§ **Given exercise**: Repeat only the lines running from the beginning of the material through the line that contains "const seriesNames = ['UDBOD', 'DensitySamp', 'Deterministic'];".
** Start **
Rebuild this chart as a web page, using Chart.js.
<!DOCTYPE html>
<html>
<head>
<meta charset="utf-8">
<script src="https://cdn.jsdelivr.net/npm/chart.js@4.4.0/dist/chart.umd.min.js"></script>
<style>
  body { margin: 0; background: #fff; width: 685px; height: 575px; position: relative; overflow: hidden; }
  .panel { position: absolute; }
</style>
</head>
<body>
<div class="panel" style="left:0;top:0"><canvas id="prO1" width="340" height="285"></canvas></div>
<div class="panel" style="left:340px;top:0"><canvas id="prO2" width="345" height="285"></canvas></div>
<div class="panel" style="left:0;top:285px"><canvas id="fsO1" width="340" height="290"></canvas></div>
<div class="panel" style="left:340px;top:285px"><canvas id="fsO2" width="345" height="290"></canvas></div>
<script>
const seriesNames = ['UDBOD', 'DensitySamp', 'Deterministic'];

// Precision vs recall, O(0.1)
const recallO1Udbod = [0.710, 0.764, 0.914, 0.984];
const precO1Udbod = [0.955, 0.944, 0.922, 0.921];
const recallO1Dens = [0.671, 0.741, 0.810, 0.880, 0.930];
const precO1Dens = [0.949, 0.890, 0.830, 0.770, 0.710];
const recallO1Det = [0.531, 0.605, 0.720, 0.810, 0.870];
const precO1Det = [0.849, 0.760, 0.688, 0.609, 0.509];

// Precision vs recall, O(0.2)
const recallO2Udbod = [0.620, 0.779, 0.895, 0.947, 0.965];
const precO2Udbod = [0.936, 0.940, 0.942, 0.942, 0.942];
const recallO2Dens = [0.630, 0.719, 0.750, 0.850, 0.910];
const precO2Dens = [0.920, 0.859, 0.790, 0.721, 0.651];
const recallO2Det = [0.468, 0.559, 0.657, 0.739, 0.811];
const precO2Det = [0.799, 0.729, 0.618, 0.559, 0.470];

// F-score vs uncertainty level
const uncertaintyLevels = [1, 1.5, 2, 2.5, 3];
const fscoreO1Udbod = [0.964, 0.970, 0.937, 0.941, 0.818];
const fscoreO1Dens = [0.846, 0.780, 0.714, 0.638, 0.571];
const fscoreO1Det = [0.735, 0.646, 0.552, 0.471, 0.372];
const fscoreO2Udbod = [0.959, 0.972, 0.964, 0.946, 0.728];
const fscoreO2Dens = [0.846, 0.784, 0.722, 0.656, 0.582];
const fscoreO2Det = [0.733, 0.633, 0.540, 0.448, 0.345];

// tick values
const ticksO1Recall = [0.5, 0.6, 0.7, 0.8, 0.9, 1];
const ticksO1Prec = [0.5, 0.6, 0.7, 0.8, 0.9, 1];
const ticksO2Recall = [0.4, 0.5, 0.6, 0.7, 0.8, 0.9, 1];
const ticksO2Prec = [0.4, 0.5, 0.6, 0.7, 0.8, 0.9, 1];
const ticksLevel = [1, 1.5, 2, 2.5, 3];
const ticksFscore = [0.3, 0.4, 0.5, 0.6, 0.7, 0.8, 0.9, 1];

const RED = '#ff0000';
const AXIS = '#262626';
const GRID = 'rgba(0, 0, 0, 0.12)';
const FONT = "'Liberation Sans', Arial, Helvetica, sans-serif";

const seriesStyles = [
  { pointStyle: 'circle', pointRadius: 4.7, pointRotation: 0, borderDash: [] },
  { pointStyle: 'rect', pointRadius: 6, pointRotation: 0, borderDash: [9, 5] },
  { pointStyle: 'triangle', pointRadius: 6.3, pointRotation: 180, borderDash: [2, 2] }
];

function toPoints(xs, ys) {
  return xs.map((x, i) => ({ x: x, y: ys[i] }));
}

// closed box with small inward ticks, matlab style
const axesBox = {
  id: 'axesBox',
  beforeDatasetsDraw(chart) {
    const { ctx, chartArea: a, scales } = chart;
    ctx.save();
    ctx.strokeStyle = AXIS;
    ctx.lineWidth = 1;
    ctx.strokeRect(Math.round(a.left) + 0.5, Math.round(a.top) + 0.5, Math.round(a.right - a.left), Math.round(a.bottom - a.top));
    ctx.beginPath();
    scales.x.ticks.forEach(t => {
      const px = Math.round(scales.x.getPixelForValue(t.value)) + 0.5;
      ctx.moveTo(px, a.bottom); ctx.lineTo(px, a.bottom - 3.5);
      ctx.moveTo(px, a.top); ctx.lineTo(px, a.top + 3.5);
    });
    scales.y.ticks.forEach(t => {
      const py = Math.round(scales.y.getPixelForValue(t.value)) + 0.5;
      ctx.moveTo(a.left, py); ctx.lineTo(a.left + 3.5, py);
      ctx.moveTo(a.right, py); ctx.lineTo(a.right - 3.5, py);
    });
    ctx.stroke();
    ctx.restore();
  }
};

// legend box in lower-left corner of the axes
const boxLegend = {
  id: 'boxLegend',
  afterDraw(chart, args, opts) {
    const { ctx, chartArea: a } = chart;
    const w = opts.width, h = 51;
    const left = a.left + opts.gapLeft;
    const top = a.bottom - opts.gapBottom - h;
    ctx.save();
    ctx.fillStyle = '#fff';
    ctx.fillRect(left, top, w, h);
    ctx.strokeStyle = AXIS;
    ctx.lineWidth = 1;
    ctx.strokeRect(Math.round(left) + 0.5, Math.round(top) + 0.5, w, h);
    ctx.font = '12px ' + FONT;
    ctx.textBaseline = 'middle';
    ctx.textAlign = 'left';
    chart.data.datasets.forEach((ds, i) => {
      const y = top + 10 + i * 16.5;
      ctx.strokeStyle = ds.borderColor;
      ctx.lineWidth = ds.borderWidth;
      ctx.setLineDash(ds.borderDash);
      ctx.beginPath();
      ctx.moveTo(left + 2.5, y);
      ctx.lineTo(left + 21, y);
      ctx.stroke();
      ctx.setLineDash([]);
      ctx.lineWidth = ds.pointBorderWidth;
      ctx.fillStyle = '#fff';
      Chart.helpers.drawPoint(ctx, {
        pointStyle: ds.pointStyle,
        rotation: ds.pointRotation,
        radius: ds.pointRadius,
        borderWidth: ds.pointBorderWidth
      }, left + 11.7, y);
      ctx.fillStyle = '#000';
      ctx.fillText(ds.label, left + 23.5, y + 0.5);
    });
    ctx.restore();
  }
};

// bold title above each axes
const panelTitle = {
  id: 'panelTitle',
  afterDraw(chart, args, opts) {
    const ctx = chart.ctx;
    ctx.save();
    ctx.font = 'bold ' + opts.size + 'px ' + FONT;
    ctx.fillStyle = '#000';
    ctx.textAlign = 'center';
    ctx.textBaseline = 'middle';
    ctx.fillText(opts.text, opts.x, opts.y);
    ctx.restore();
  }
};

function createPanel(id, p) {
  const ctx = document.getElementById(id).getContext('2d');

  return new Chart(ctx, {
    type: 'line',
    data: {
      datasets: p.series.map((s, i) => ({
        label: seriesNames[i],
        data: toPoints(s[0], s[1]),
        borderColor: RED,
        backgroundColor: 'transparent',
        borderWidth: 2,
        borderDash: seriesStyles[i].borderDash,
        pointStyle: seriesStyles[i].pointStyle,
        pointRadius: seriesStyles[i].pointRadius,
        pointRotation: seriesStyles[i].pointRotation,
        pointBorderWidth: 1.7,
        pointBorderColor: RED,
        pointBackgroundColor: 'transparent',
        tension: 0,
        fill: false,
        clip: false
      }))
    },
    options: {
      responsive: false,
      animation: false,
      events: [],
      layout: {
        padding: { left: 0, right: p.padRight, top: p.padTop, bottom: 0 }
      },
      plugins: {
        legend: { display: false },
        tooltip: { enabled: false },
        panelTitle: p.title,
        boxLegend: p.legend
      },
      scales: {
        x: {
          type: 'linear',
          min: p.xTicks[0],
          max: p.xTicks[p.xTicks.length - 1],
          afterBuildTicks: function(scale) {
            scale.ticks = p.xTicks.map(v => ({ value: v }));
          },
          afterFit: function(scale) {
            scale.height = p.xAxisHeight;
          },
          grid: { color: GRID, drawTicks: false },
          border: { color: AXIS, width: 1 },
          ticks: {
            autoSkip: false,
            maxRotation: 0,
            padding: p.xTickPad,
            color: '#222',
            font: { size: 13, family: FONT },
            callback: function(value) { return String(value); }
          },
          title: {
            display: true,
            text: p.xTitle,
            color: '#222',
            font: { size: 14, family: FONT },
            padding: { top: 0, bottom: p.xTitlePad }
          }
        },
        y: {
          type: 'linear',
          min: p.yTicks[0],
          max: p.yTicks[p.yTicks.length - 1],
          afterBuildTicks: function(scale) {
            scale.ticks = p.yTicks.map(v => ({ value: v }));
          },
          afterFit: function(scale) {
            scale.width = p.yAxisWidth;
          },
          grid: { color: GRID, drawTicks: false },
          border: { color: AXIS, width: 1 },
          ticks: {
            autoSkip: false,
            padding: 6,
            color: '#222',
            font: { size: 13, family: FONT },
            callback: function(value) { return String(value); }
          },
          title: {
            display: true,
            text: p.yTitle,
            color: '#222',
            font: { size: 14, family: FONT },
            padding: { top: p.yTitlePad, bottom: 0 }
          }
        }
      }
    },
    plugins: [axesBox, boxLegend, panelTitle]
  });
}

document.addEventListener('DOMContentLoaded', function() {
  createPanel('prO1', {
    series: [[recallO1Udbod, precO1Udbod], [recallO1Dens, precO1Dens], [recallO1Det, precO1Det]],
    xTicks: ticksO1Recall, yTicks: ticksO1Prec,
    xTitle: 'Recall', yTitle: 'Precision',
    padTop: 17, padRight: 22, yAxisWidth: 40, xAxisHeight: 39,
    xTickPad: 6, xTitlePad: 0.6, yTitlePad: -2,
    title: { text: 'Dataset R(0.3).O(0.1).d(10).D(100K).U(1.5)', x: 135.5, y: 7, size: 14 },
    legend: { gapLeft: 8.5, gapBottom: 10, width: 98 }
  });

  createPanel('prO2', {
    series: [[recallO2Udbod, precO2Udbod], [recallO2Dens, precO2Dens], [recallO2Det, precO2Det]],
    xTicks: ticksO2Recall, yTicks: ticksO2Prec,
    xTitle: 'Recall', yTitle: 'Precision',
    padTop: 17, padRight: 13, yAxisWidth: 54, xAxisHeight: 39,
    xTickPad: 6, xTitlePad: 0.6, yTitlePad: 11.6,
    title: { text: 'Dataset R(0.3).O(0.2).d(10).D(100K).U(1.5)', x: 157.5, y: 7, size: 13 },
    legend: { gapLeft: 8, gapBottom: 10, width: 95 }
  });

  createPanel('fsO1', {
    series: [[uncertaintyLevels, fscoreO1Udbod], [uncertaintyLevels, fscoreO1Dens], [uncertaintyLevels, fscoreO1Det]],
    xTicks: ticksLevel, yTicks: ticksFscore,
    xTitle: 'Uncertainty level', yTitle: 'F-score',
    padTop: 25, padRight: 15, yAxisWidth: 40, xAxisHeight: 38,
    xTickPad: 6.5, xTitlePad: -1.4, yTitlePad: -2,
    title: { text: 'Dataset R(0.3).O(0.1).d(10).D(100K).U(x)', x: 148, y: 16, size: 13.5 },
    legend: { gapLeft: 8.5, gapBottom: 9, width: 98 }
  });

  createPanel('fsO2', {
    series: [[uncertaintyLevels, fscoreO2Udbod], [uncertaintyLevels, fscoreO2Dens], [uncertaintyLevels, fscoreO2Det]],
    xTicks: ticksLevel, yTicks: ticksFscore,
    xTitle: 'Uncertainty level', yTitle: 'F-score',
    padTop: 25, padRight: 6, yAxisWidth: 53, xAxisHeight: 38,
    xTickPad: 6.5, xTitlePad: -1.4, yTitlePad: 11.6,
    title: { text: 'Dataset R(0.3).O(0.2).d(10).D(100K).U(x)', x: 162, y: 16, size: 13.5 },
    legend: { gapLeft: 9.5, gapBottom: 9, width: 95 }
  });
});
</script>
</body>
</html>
** End **
§ **Exercise response**:
Rebuild this chart as a web page, using Chart.js.
<!DOCTYPE html>
<html>
<head>
<meta charset="utf-8">
<script src="https://cdn.jsdelivr.net/npm/chart.js@4.4.0/dist/chart.umd.min.js"></script>
<style>
  body { margin: 0; background: #fff; width: 685px; height: 575px; position: relative; overflow: hidden; }
  .panel { position: absolute; }
</style>
</head>
<body>
<div class="panel" style="left:0;top:0"><canvas id="prO1" width="340" height="285"></canvas></div>
<div class="panel" style="left:340px;top:0"><canvas id="prO2" width="345" height="285"></canvas></div>
<div class="panel" style="left:0;top:285px"><canvas id="fsO1" width="340" height="290"></canvas></div>
<div class="panel" style="left:340px;top:285px"><canvas id="fsO2" width="345" height="290"></canvas></div>
<script>
const seriesNames = ['UDBOD', 'DensitySamp', 'Deterministic'];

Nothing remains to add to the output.